GOAL: Reproduce nothing but the lines from the start of the material through the line that includes "from bokeh.resources import INLINE", both ends included, and omit every picture.

****************

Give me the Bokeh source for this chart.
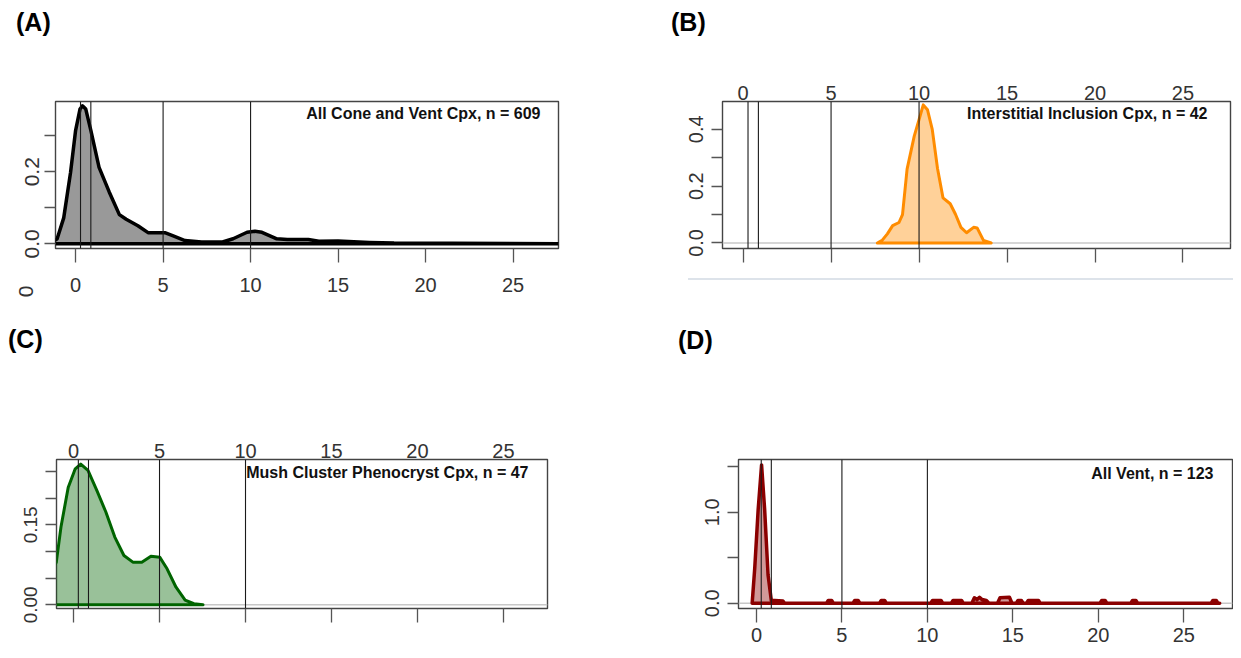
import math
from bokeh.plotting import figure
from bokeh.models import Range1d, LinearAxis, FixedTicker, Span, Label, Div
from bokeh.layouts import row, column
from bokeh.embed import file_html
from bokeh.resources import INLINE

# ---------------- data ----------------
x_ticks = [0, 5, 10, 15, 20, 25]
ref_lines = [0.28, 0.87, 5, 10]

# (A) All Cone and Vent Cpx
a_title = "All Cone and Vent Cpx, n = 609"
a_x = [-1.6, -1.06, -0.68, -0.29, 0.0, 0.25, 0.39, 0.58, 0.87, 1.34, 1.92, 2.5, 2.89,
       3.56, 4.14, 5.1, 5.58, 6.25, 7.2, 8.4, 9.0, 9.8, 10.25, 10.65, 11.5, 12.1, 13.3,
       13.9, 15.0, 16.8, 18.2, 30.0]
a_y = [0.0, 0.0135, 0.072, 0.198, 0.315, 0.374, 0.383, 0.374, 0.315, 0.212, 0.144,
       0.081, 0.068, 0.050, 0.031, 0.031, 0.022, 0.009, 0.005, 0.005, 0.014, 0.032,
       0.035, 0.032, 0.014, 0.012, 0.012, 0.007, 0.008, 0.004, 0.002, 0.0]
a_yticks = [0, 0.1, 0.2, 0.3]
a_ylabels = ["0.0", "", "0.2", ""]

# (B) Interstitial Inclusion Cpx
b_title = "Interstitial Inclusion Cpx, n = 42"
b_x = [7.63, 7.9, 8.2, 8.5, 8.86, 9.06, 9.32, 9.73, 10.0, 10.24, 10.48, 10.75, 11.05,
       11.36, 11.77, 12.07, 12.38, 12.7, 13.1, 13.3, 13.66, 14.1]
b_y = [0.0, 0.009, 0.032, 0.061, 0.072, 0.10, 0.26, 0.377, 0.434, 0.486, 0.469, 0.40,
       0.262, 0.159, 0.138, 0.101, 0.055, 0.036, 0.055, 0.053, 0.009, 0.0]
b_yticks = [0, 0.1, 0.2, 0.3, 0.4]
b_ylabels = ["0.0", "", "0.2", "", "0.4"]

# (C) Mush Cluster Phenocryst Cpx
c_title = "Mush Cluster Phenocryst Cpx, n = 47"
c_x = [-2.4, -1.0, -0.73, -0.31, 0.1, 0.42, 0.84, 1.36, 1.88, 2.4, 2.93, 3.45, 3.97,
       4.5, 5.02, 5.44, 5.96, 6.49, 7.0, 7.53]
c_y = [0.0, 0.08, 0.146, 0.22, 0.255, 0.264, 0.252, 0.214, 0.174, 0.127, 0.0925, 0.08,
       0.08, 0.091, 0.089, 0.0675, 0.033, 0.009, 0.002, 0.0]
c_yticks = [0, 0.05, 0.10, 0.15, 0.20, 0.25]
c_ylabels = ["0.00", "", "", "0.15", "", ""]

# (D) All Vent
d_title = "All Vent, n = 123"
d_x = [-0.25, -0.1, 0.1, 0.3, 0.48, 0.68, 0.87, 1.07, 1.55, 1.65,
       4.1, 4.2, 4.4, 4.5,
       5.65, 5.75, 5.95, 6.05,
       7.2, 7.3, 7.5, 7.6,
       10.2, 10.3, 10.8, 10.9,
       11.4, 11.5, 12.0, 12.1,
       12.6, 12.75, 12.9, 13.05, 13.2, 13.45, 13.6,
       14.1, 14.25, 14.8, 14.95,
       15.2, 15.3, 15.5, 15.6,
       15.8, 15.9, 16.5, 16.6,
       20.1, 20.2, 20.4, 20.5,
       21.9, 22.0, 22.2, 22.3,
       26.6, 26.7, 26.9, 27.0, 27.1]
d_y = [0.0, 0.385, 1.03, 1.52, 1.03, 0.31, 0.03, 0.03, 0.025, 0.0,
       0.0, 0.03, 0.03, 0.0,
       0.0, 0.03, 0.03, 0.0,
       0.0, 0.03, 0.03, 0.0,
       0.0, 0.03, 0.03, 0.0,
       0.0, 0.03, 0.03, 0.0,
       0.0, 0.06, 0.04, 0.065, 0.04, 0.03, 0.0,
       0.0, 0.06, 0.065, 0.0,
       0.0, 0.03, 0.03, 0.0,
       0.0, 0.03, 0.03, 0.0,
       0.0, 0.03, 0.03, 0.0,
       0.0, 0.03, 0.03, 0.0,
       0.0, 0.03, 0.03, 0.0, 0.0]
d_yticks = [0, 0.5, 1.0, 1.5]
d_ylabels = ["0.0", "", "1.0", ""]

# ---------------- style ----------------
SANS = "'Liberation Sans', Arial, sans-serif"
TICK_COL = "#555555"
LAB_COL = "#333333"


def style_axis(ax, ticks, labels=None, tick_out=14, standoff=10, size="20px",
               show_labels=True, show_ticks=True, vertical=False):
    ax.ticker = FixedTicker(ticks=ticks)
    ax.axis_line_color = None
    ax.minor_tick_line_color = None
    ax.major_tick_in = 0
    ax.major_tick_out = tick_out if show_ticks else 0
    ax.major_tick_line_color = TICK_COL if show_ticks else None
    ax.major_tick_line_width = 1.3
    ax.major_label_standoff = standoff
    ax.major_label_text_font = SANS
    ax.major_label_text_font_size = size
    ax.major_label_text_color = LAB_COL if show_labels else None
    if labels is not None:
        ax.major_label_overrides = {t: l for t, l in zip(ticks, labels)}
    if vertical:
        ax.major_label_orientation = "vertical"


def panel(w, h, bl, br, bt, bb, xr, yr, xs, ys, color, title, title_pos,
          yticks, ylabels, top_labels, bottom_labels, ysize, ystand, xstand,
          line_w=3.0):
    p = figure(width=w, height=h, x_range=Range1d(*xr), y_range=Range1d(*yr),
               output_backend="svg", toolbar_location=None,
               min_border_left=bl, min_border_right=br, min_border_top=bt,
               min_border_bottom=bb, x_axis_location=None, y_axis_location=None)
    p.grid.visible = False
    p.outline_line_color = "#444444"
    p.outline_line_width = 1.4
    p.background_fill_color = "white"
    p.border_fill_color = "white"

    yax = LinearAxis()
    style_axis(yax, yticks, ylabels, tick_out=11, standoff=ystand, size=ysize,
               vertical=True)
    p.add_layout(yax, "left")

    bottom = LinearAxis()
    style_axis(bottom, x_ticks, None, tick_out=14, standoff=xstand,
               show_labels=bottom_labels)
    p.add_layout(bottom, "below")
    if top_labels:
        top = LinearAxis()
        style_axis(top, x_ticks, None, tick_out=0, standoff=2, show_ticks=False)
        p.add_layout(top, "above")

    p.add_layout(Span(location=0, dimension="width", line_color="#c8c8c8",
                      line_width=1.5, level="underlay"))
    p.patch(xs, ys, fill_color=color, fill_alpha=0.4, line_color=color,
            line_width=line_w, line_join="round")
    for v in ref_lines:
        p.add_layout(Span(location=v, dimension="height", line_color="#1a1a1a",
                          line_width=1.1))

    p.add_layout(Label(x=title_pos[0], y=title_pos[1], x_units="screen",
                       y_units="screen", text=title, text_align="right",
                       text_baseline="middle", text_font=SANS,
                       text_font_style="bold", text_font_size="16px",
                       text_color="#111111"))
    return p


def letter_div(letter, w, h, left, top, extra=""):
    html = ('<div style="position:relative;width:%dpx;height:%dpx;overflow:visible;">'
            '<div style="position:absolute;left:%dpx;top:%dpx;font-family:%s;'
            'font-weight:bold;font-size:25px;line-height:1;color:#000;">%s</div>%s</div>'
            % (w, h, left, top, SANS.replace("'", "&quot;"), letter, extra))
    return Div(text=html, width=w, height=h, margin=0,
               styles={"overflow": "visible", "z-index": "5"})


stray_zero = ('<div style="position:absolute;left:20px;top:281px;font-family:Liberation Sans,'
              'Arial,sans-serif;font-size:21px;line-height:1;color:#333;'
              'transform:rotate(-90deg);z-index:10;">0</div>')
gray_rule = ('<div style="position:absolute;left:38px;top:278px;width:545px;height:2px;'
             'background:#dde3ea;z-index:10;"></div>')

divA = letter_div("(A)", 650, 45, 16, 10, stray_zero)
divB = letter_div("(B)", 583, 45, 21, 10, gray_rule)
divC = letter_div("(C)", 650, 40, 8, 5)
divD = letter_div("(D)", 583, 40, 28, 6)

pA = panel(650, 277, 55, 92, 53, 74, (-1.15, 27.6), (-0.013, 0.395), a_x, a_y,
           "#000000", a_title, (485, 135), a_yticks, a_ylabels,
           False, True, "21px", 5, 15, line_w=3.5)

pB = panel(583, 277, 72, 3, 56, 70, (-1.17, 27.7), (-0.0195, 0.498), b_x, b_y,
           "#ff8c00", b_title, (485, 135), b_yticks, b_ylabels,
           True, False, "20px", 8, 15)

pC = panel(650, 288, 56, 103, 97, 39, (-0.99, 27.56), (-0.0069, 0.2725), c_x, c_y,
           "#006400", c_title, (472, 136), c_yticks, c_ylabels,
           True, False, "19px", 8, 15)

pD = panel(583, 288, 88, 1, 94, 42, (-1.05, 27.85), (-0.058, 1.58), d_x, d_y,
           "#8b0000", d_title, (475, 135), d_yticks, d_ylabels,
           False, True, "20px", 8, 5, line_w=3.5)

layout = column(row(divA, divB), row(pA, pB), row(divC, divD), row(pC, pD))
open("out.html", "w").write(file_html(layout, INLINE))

****************

ANSWER:
Give me the Bokeh source for this chart.
import math
from bokeh.plotting import figure
from bokeh.models import Range1d, LinearAxis, FixedTicker, Span, Label, Div
from bokeh.layouts import row, column
from bokeh.embed import file_html
from bokeh.resources import INLINE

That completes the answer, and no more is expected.